We visited the Royal Agricultural Winter Fair in Toronto for the first time and discovered that it is a fun, family-friendly event.
The Royal Agricultural Winter Fair takes place in Toronto for 10 days every November and is the largest combined indoor agricultural fair and international equestrian competition in the world. The fair began in 1922 and now draws 300,000 annual visitors.
This was my first time visiting the fair and I didn’t really know what to expect. Arriving late Saturday afternoon, we only had about 4 hours to explore and, realistically, it would take at least a full day to cover everything. Although our visit was brief, we discovered that The Royal is a fun event for families. The venue was packed with visitors – many of them families with kids of all ages – and we were all having a great time. These are a few of the highlights of our visit with a 10 year-old.
The Royal Horse Show
The Royal Horse Show is a major part of the fair but we opted to skip it. Entrance to the equestrian competitions is not included in a general admission ticket and the tickets for the horse show are quite expensive. With the limited amount of time that we had available we decided we would focus on exploring the attractions that were included in general admission.
While walking through the Horse Palace to see some of the horses in the stables, we did see some of the equestrian competitors preparing to head out into the ring and they looked quite impressive. I would definitely enjoy taking in this event at a future fair.
Exhibitors and Shopping
There are plenty of opportunities to shop for food and other items at The Royal. We hadn’t been at the fair five minutes before my daughter had spotted the Upper Canada Cheese Company booth offering samples of their Comfort Cream soft ripened cheese. She pronounced it delicious so we bought some for her to enjoy at home and we also found a British food seller selling Cornish Pasties that we purchased for our teenage daughter who was spending the weekend at school.

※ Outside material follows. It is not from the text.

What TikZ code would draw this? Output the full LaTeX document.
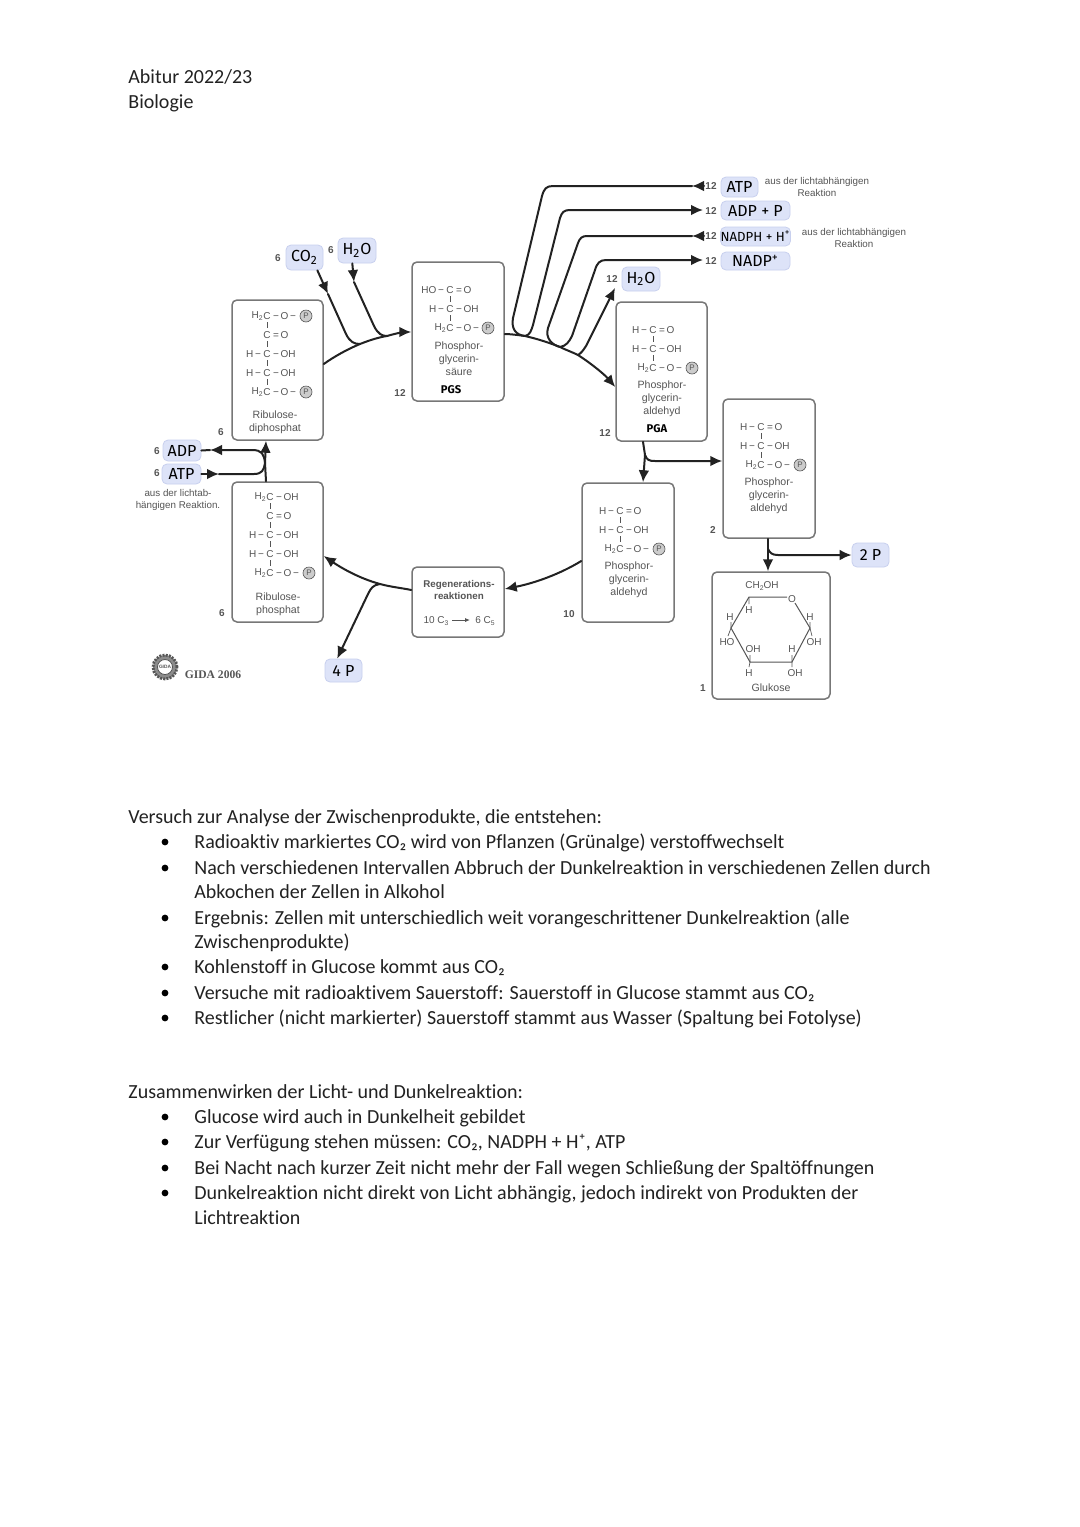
\documentclass[tikz,border=0pt]{standalone}
\usepackage{fontspec}
\setmainfont[Ligatures=NoCommon]{Carlito}
\newfontfamily\ar{Liberation Sans}
\newfontfamily\hw{Fira Sans}
\newfontfamily\tms{Liberation Serif}
\usetikzlibrary{arrows.meta,calc}
\definecolor{ink}{HTML}{222222}
\definecolor{txtg}{HTML}{555555}
\definecolor{bord}{HTML}{777777}
\definecolor{hand}{HTML}{DDE3F8}
\definecolor{handb}{HTML}{C8D0EE}
\newcounter{nid}
\tikzset{
  x=0.5pt,y=-0.5pt,
  boxn/.style={draw=bord,line width=.75pt,rounded corners=2.5pt,inner sep=0pt,fill=white},
  handn/.style={fill=hand,draw=handb,line width=.4pt,rounded corners=2.5pt,inner sep=0pt,text=black,font=\hw\fontsize{8}{9}\selectfont},
  chem/.style={inner sep=0pt,text=txtg,font=\ar\fontsize{5}{6}\selectfont},
  lab/.style={inner sep=0pt,text=txtg,align=center,font=\ar\fontsize{5.3}{6.4}\selectfont},
  num/.style={inner sep=0pt,text=txtg,font=\ar\bfseries\fontsize{5}{6}\selectfont},
  bodyt/.style={inner sep=0pt,anchor=base west,text=ink,font=\fontsize{10}{12}\selectfont},
  conn/.style={draw=ink,line width=1pt,line cap=round},
  tip/.style={-{Latex[length=6pt,width=5.4pt]}},
  bul/.style={circle,fill=black,inner sep=0pt,minimum size=3.4pt},
  pc/.style={circle,draw=txtg,fill=black!20,line width=.3pt,inner sep=0pt,minimum size=6pt,text=txtg,font=\ar\fontsize{4}{5}\selectfont},
  bond/.style={draw=txtg,line width=.35pt},
}
\newcommand\sbc[1]{\raisebox{-.6pt}{\fontsize{3.4}{4}\selectfont #1}}
% box by its corners
\newcommand\BX[7][boxn]{\pgfmathsetmacro\bw{(#5-#3)*0.5}\pgfmathsetmacro\bh{(#6-#4)*0.5}%
  \node[#1,minimum width=\bw pt,minimum height=\bh pt,align=center] (#2) at ({(#3+#5)/2},{(#4+#6)/2}) {#7};}
% generic auto-named text
\newcommand\T[3][lab]{\stepcounter{nid}\node[#1] (t\arabic{nid}) at (#2) {#3};}
% chemical line: C centred at x,y, with left and right parts
\newcommand\CL[4]{\stepcounter{nid}%
  \node[chem] (t\arabic{nid}c) at (#1,#2) {C};
  \node[chem,anchor=east] (t\arabic{nid}l) at (t\arabic{nid}c.west) {#3};
  \node[chem,anchor=west] (t\arabic{nid}r) at (t\arabic{nid}c.east) {#4};}
\newcommand\BD[2]{\draw[bond] (#1,#2-4) -- (#1,#2+2);}
\newcommand\PC[2]{\stepcounter{nid}\node[pc] (t\arabic{nid}) at (#1,#2) {P};}
\def\mn{\,−\,}
\def\hc{H\sbc{2}}
% triose phosphate formula; x = C column, y = first line
\newcommand\TRI[3]{\CL{#1}{#2}{H\mn}{\,=\,O}\BD{#1}{#2+10}%
  \CL{#1}{#2+19}{H\mn}{\mn OH}\BD{#1}{#2+29}%
  \CL{#1}{#2+38}{\hc}{\mn O\mn}\PC{#1+#3}{#2+38}}
\newcommand\BT[3]{\stepcounter{nid}\node[bodyt] (b\arabic{nid}) at (#1,#2) {#3};}
\newcommand\BL[1]{\stepcounter{nid}\node[bul] (d\arabic{nid}) at (165,#1) {};}
\begin{document}
\begin{tikzpicture}
\useasboundingbox[fill=white] (0,0) rectangle (1080,1527);
% header
\BT{128}{83}{Abitur 2022/23}
\BT{128}{108}{Biologie}
% boxes
\BX{rd}{232}{300}{323}{440}{}
\BX{pgs}{412}{262}{504}{401}{}
\BX{pga}{616}{302}{707}{441}{}
\BX{pgb}{723}{399}{815}{538}{}
\BX{pgc}{582}{483}{674}{622}{}
\BX{glu}{712}{572}{830}{699}{}
\BX{reg}{412}{567}{504}{637}{}
\BX{rp}{232}{482}{323}{622}{}
% handwritten labels
\BX[handn]{co}{286}{245}{323}{270}{CO\textsubscript{2}}
\BX[handn]{hoa}{338}{238}{376}{263}{H\textsubscript{2}O}
\BX[handn]{adpl}{163}{440}{201}{461}{ADP}
\BX[handn]{atpl}{162}{464}{201}{484}{ATP}
\BX[handn]{atpr}{721}{177}{758}{197}{ATP}
\BX[handn]{adpr}{721}{201}{790}{220}{ADP + P}
\BX[handn,font=\hw\fontsize{6.6}{8}\selectfont]{nadph}{721}{227}{790}{246}{NADPH + H\textsuperscript{+}}
\BX[handn]{nadp}{721}{252}{790}{270}{NADP\textsuperscript{+}}
\BX[handn]{hob}{622}{267}{660}{291}{H\textsubscript{2}O}
\BX[handn]{fourp}{325}{659}{362}{682}{4 P}
\BX[handn]{twop}{852}{543}{889}{567}{2 P}
% Ribulose-diphosphat formula
\CL{267}{316}{\hc}{\mn O\mn}\PC{306}{316}
\BD{267}{326}
\CL{267}{335}{}{\,=\,O}\BD{267}{345}
\CL{267}{354}{H\mn}{\mn OH}\BD{267}{364}
\CL{267}{373}{H\mn}{\mn OH}\BD{267}{383}
\CL{267}{392}{\hc}{\mn O\mn}\PC{306}{392}
\T{275,422}{Ribulose-\\diphosphat}
% Ribulose-phosphat formula
\CL{270}{497}{\hc}{\mn OH}\BD{270}{507}
\CL{270}{516}{}{\,=\,O}\BD{270}{526}
\CL{270}{535}{H\mn}{\mn OH}\BD{270}{545}
\CL{270}{554}{H\mn}{\mn OH}\BD{270}{564}
\CL{270}{573}{\hc}{\mn O\mn}\PC{309}{573}
\T{278,604}{Ribulose-\\phosphat}
% PGS
\CL{450}{290}{HO\mn}{\,=\,O}\BD{450}{300}
\CL{450}{309}{H\mn}{\mn OH}\BD{450}{319}
\CL{450}{328}{\hc}{\mn O\mn}\PC{488}{328}
\T{459,359}{Phosphor-\\glycerin-\\säure}
\T[lab,text=black,font=\hw\bfseries\fontsize{5.6}{7}\selectfont]{451,390}{PGS}
% PGA
\TRI{653}{330}{39}
\T{662,399}{Phosphor-\\glycerin-\\aldehyd}
\T[lab,text=black,font=\hw\bfseries\fontsize{5.6}{7}\selectfont]{657,429}{PGA}
% right PGA
\TRI{761}{427}{39}
\T{769,496}{Phosphor-\\glycerin-\\aldehyd}
% lower PGA
\TRI{620}{511}{39}
\T{629,580}{Phosphor-\\glycerin-\\aldehyd}
% Regeneration
\T[lab,text=txtg,font=\ar\bfseries\fontsize{4.9}{6}\selectfont]{459,590}{Regenerations-\\reaktionen}
\T[chem]{436,621}{10 C\sbc{3}}
\T[chem]{485,621}{6 C\sbc{5}}
\coordinate (rega) at (452,620); \coordinate (regb) at (470,620);
\draw[bond,line width=.5pt,-{Latex[length=2.4pt,width=2pt]}] (rega) -- (regb);
% Glucose
\coordinate (g1) at (749,597); \coordinate (g2) at (787,597); \coordinate (g3) at (810,628);
\coordinate (g4) at (792,662); \coordinate (g5) at (750,662); \coordinate (g6) at (731,628);
\draw[bond,line width=.5pt] (g2) -- (g1) -- (g6) -- (g5) -- (g4) -- (g3) -- (795,603);
\draw[bond] (g1) -- (749,604) (g5) -- (749,667) (g4) -- (792,655) (g4) -- (792,667);
\draw[bond] (g6) -- (731,622) (g6) -- (728,636) (g3) -- (810,622) (g3) -- (812,636) (g5) -- (750,655);
\T[chem]{792,599}{O}
\T[chem]{762,586}{CH\sbc{2}OH}
\T[chem]{749,610}{H}
\T[chem]{730,617}{H}
\T[chem]{810,617}{H}
\T[chem]{727,642}{HO}
\T[chem]{753,649}{OH}
\T[chem]{792,649}{H}
\T[chem]{814,642}{OH}
\T[chem]{749,673}{H}
\T[chem]{795,673}{OH}
\T{771,688}{Glukose}
% numbers
\T[num]{278,258}{6}
\T[num]{331,250}{6}
\T[num]{400,393}{12}
\T[num]{221,432}{6}
\T[num]{157,451}{6}
\T[num]{157,473}{6}
\T[num]{711,186}{12}
\T[num]{711,211}{12}
\T[num]{711,236}{12}
\T[num]{711,261}{12}
\T[num]{612,279}{12}
\T[num]{605,433}{12}
\T[num]{713,530}{2}
\T[num]{569,614}{10}
\T[num]{703,688}{1}
\T[num]{222,613}{6}
% notes
\T[lab,font=\ar\fontsize{4.9}{6}\selectfont]{178,500}{aus der lichtab-\\hängigen Reaktion.}
\T[lab,font=\ar\fontsize{4.9}{5.8}\selectfont]{817,187}{aus der lichtabhängigen\\Reaktion}
\T[lab,font=\ar\fontsize{4.9}{5.8}\selectfont]{854,238}{aus der lichtabhängigen\\Reaktion}
% logo
\node[circle,draw=txtg,fill=black!45,line width=1.4pt,dashed,dash pattern=on 1pt off .6pt,minimum size=12pt,inner sep=0pt] (logo) at (165,667) {};
\node[circle,fill=white,draw=txtg,line width=.4pt,minimum size=7.5pt,inner sep=0pt,font=\ar\bfseries\fontsize{2.4}{3}\selectfont,text=txtg] (logoi) at (logo) {GIDA};
\T[lab,font=\tms\bfseries\fontsize{5.8}{7}\selectfont]{213,675}{GIDA 2006}
% --- connectors ---
% Ribulose-diphosphat to PGS
\coordinate (rdo) at ($(rd.east)+(0,-6)$);
\coordinate (jco) at (360,344); \coordinate (jho) at (387,336);
\draw[conn,tip] (rdo) .. controls (335,356) and (348,349) .. (jco) .. controls (370,340) and (380,337) .. (jho) .. controls (397,333) and (405,332) .. (pgs.west |- 0,332);
\coordinate (mco) at (328,294); \coordinate (mho) at (354,282);
\draw[conn,tip] (co.-45) -- (mco);
\draw[conn] (mco) -- (346,334) .. controls (350,342) and (354,344) .. (jco);
\draw[conn,tip] (hoa.-110) -- (mho);
\draw[conn] (mho) -- (374,326) .. controls (378,334) and (382,336) .. (jho);
% PGS to PGA
\coordinate (pgo) at (pgs.east |- 0,334);
\coordinate (j1) at (525,336); \coordinate (j2) at (560,347); \coordinate (j3) at (578,355);
\draw[conn,tip] (pgo) .. controls (510,334) and (518,335) .. (j1) .. controls (538,339) and (550,343) .. (j2) .. controls (566,350) and (572,352) .. (j3) .. controls (592,364) and (605,375) .. (pga.west |- 0,387);
% cycle branches
\coordinate (ea) at (704,186); \coordinate (ta) at (692,186);
\draw[conn,tip] (ea) -- (ta);
\draw[conn] (ta) -- (553,186) .. controls (546,186) and (544,189) .. (542,196) -- (513,318) .. controls (511,329) and (516,335) .. (j1);
\coordinate (eb) at (703,210);
\draw[conn,tip] (j1) .. controls (530,335) and (531,331) .. (533,325) -- (560,218) .. controls (562,212) and (564,210) .. (570,210) -- (eb);
\coordinate (ec) at (704,236); \coordinate (tc) at (692,236);
\draw[conn,tip] (ec) -- (tc);
\draw[conn] (tc) -- (587,236) .. controls (582,236) and (580,238) .. (578,243) -- (548,328) .. controls (545,338) and (552,345) .. (j2);
\coordinate (ed) at (703,260);
\draw[conn,tip] (j2) .. controls (566,346) and (569,342) .. (572,336) -- (595,270) .. controls (597,263) and (600,260) .. (606,260) -- (ed);
\coordinate (eh) at (615,288);
\draw[conn,tip] (j3) .. controls (580,354) and (583,351) .. (586,346) -- (eh);
% PGA down
\coordinate (jp) at (645,455);
\draw[conn] (pga.south -| 643,0) -- (jp);
\draw[conn,tip] (jp) -- (pgc.north -| 643,0);
\draw[conn,tip] (jp) .. controls (647,460) and (649,461) .. (655,461) -- (pgb.west |- 0,461);
% right PGA down
\coordinate (jq) at (768,549);
\draw[conn] (pgb.south -| 768,0) -- (jq);
\draw[conn,tip] (jq) -- (glu.north -| 768,0);
\draw[conn,tip] (jq) .. controls (770,553) and (772,555) .. (778,555) -- (twop.west);
% lower PGA to Regeneration
\draw[conn,tip] (pgc.west |- 0,561) .. controls (560,574) and (535,583) .. (reg.east |- 0,589);
% Regeneration to Ribulose-phosphat
\coordinate (jr) at (380,584);
\draw[conn] (reg.west |- 0,590) .. controls (402,588) and (391,587) .. (jr);
\draw[conn,tip] (jr) .. controls (358,578) and (340,567) .. (rp.east |- 0,556);
\draw[conn,tip] (jr) .. controls (373,585) and (371,588) .. (368,594) -- (fourp.118);
% Ribulose-phosphat to Ribulose-diphosphat
\coordinate (js) at (265,463);
\draw[conn] (rp.north -| 266,0) -- (js);
\draw[conn,tip] (js) -- (rd.south -| 266,0);
\coordinate (tad) at (210,450);
\draw[conn,tip] (js) .. controls (264,454) and (262,450) .. (252,450) -- (tad);
\draw[conn] (tad) -- (adpl.east);
\coordinate (tat2) at (219,474);
\draw[conn,tip] (atpl.east) -- (tat2);
\draw[conn] (tat2) -- (254,474) .. controls (262,474) and (264,470) .. (js);
% body text
\BT{128}{823}{Versuch zur Analyse der Zwischenprodukte, die entstehen:}
\BL{842}\BT{194}{848}{Radioaktiv markiertes CO₂ wird von Pflanzen (Grünalge) verstoffwechselt}
\BL{868}\BT{194}{874}{Nach verschiedenen Intervallen Abbruch der Dunkelreaktion in verschiedenen Zellen durch}
\BT{194}{898}{Abkochen der Zellen in Alkohol}
\BL{918}\BT{194}{924}{Ergebnis: Zellen mit unterschiedlich weit vorangeschrittener Dunkelreaktion (alle}
\BT{194}{948}{Zwischenprodukte)}
\BL{967}\BT{194}{973}{Kohlenstoff in Glucose kommt aus CO₂}
\BL{993}\BT{194}{999}{Versuche mit radioaktivem Sauerstoff: Sauerstoff in Glucose stammt aus CO₂}
\BL{1018}\BT{194}{1024}{Restlicher (nicht markierter) Sauerstoff stammt aus Wasser (Spaltung bei Fotolyse)}
\BT{128}{1098}{Zusammenwirken der Licht- und Dunkelreaktion:}
\BL{1117}\BT{194}{1123}{Glucose wird auch in Dunkelheit gebildet}
\BL{1142}\BT{194}{1148}{Zur Verfügung stehen müssen: CO₂, NADPH + H⁺, ATP}
\BL{1168}\BT{194}{1174}{Bei Nacht nach kurzer Zeit nicht mehr der Fall wegen Schließung der Spaltöffnungen}
\BL{1193}\BT{194}{1199}{Dunkelreaktion nicht direkt von Licht abhängig, jedoch indirekt von Produkten der}
\BT{194}{1224}{Lichtreaktion}
\end{tikzpicture}
\end{document}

The Pizza Pizza Petting Farm provides kids (and quite a few adults) an opportunity to touch, pet and feed friendly farm animals including goats, llamas and mini-donkeys. Food can be purchased from a vending machine ($1 for 1/2 a cup) or at a staffed desk (1 cup for $2 or 3 cups for $5). I’m fairly certain that this is a highlight for many of the youngsters visiting The Royal.
‘Amazeing’ Food Journey
The ‘Amazeing’ Food Journey is an interactive maze where kids can play/learn about food and how food gets from the farm to their kitchen tables. Kids are supplied with a passport that has questions to answer as they work their way through the maze and learn about processing, packaging, transportation, sales and distribution and consumption of farm food products.
Agricultural Products Competition
It’s fun to see the many products on display from the agricultural competition – one can’t help but be impressed by the size of the giant pumpkins. We also watched an artist working in the nearby Gay Lea Butter Sculpture Competition area. The agriculture-themed butter creations are created by local art students and will be judged on November 7th. I am sure that a few visitors were inspired to try out their sculpting skills on a pound of butter before their next dinner party.
The President’s Choice Animal Theatre is new to the fair this year and has a full schedule of animal demonstrations that families will enjoy. We watched Newfoundland Ponies being showcased followed by the Jack Russell Terrier Races which were highly entertaining, particularly the distracted puppies who wandered a bit around the racetrack.
The Royal Education Centres are intended to show visitors first-hand how farms and farming are important to our daily lives. At various times during the fair there are demonstrations on sheep sheering, cow milking and more. We learned about the production of eggs and honey while walking through the area.
Dining at the Fair
There is no danger of going hungry while visiting The Royal. There are a number of food vendors, 8 bars and restaurants, and a Food Court with specialty grilled cheese, fish & chips, poutine and other fair favourites. Emma would have liked to sample far more than her small stomach could manage in four hours.
We finished our visit to the fair with a walk through the barns to see horses, cattle, goats, rabbits, and pigs. Emma was completely taken with the sweet little piglets born four days earlier and a rabbit that looked like a giant ball of fur. While walking through the barn area we ran into my cousin who was there with her son showing his prize-winning baby goats and Emma was able to hold one for a moment.
The Royal Agricultural Winter Fair does an excellent job of meeting its objectives “to capture the heart of a local fair on a world class, grand scale” and to create a fun event for families who will return year after year. The Royal continues in Toronto until November 10th this year and is a great outing for families with children of any age.
What You Need To Know
- The Royal Agricultural Winter Fair is running November 1st – 10th, 2013.
- The Royal is located in the Ricoh Coliseum and Direct Energy Centre at Exhibition Place, Toronto, Ontario.
- There are several paid parking lots nearby and Exhibition Place can also be reached by public transit.
- The Royal is open every day from 9am to 9pm except on Sundays. On Sunday November 3rd The Royal is open from 9am to 8pm and on Sunday November 10th the Fair is open from 9am to 6pm.
- General admission to The Royal is $23 Adults; $16 Youth (aged 4-17); Seniors (65+) $19; Children 3 and under are free; Family Pass $50. Horse Show tickets are priced separately.